_CHALLENGE_
Reproduce the listing below exactly. Pictures do not belong in the copy.

_INFORMATION SUPPLIED_
--- Begin ---

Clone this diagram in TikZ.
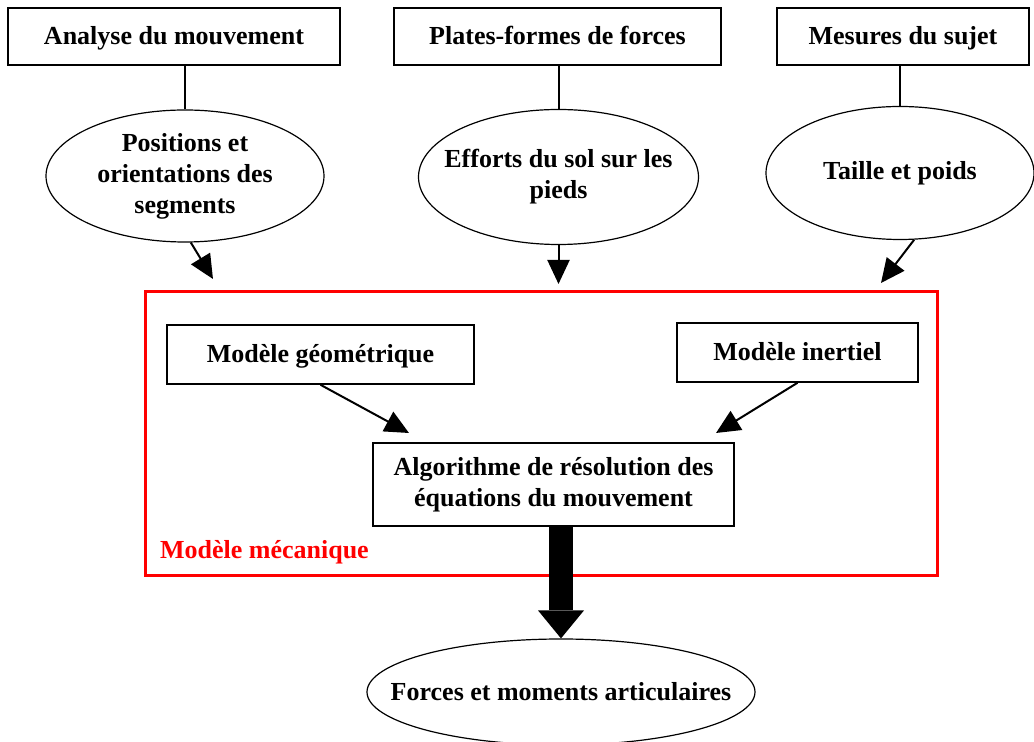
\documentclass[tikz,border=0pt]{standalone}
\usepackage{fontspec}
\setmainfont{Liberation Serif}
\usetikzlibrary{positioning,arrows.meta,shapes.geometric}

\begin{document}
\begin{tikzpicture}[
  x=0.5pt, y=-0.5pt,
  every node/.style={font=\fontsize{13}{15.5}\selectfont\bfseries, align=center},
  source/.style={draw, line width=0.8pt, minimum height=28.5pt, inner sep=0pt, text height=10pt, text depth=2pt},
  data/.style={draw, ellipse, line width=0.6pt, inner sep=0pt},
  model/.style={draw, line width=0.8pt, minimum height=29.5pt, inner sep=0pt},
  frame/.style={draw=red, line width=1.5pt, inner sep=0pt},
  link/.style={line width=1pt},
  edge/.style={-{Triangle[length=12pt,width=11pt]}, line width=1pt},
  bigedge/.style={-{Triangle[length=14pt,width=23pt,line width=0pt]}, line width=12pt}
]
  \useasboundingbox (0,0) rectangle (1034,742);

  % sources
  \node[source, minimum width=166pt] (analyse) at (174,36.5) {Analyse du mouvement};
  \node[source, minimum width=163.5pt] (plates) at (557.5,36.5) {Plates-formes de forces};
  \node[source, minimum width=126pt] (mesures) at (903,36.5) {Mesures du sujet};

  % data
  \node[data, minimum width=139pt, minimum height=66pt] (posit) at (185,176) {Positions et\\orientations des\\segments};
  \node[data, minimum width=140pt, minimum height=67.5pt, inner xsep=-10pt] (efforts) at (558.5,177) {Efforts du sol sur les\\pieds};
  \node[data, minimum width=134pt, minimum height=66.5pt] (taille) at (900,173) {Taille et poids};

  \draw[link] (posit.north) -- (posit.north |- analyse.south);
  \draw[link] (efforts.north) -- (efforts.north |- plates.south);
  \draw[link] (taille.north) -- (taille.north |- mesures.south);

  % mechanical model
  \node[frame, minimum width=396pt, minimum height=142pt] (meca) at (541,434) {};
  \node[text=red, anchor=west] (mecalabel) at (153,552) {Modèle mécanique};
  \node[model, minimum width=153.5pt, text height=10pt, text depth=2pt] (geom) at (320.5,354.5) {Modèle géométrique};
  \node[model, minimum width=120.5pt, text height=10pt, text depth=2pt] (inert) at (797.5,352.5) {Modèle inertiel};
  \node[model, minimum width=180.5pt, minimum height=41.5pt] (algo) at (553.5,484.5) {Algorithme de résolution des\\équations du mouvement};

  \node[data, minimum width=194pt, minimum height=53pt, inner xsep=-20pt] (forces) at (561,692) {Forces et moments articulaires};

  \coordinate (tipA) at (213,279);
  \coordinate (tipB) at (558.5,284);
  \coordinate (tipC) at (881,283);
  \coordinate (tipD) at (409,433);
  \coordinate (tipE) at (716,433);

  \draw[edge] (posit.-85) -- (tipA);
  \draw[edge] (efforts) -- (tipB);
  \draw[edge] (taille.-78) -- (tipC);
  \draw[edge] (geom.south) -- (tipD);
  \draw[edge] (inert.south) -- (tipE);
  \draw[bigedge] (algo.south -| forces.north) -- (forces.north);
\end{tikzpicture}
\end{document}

--- End ---

_FINAL RESULT_
Clone this diagram in TikZ.
\documentclass[tikz,border=0pt]{standalone}
\usepackage{fontspec}
\setmainfont{Liberation Serif}
\usetikzlibrary{positioning,arrows.meta,shapes.geometric}

\begin{document}
\begin{tikzpicture}[
  x=0.5pt, y=-0.5pt,
  every node/.style={font=\fontsize{13}{15.5}\selectfont\bfseries, align=center},
  source/.style={draw, line width=0.8pt, minimum height=28.5pt, inner sep=0pt, text height=10pt, text depth=2pt},
  data/.style={draw, ellipse, line width=0.6pt, inner sep=0pt},
  model/.style={draw, line width=0.8pt, minimum height=29.5pt, inner sep=0pt},
  frame/.style={draw=red, line width=1.5pt, inner sep=0pt},
  link/.style={line width=1pt},
  edge/.style={-{Triangle[length=12pt,width=11pt]}, line width=1pt},
  bigedge/.style={-{Triangle[length=14pt,width=23pt,line width=0pt]}, line width=12pt}
]
  \useasboundingbox (0,0) rectangle (1034,742);

  % sources
  \node[source, minimum width=166pt] (analyse) at (174,36.5) {Analyse du mouvement};
  \node[source, minimum width=163.5pt] (plates) at (557.5,36.5) {Plates-formes de forces};
  \node[source, minimum width=126pt] (mesures) at (903,36.5) {Mesures du sujet};

  % data
  \node[data, minimum width=139pt, minimum height=66pt] (posit) at (185,176) {Positions et\\orientations des\\segments};
  \node[data, minimum width=140pt, minimum height=67.5pt, inner xsep=-10pt] (efforts) at (558.5,177) {Efforts du sol sur les\\pieds};
  \node[data, minimum width=134pt, minimum height=66.5pt] (taille) at (900,173) {Taille et poids};

  \draw[link] (posit.north) -- (posit.north |- analyse.south);
  \draw[link] (efforts.north) -- (efforts.north |- plates.south);
  \draw[link] (taille.north) -- (taille.north |- mesures.south);

  % mechanical model
  \node[frame, minimum width=396pt, minimum height=142pt] (meca) at (541,434) {};
  \node[text=red, anchor=west] (mecalabel) at (153,552) {Modèle mécanique};
  \node[model, minimum width=153.5pt, text height=10pt, text depth=2pt] (geom) at (320.5,354.5) {Modèle géométrique};
  \node[model, minimum width=120.5pt, text height=10pt, text depth=2pt] (inert) at (797.5,352.5) {Modèle inertiel};
  \node[model, minimum width=180.5pt, minimum height=41.5pt] (algo) at (553.5,484.5) {Algorithme de résolution des\\équations du mouvement};

  \node[data, minimum width=194pt, minimum height=53pt, inner xsep=-20pt] (forces) at (561,692) {Forces et moments articulaires};

  \coordinate (tipA) at (213,279);
  \coordinate (tipB) at (558.5,284);
  \coordinate (tipC) at (881,283);
  \coordinate (tipD) at (409,433);
  \coordinate (tipE) at (716,433);

  \draw[edge] (posit.-85) -- (tipA);
  \draw[edge] (efforts) -- (tipB);
  \draw[edge] (taille.-78) -- (tipC);
  \draw[edge] (geom.south) -- (tipD);
  \draw[edge] (inert.south) -- (tipE);
  \draw[bigedge] (algo.south -| forces.north) -- (forces.north);
\end{tikzpicture}
\end{document}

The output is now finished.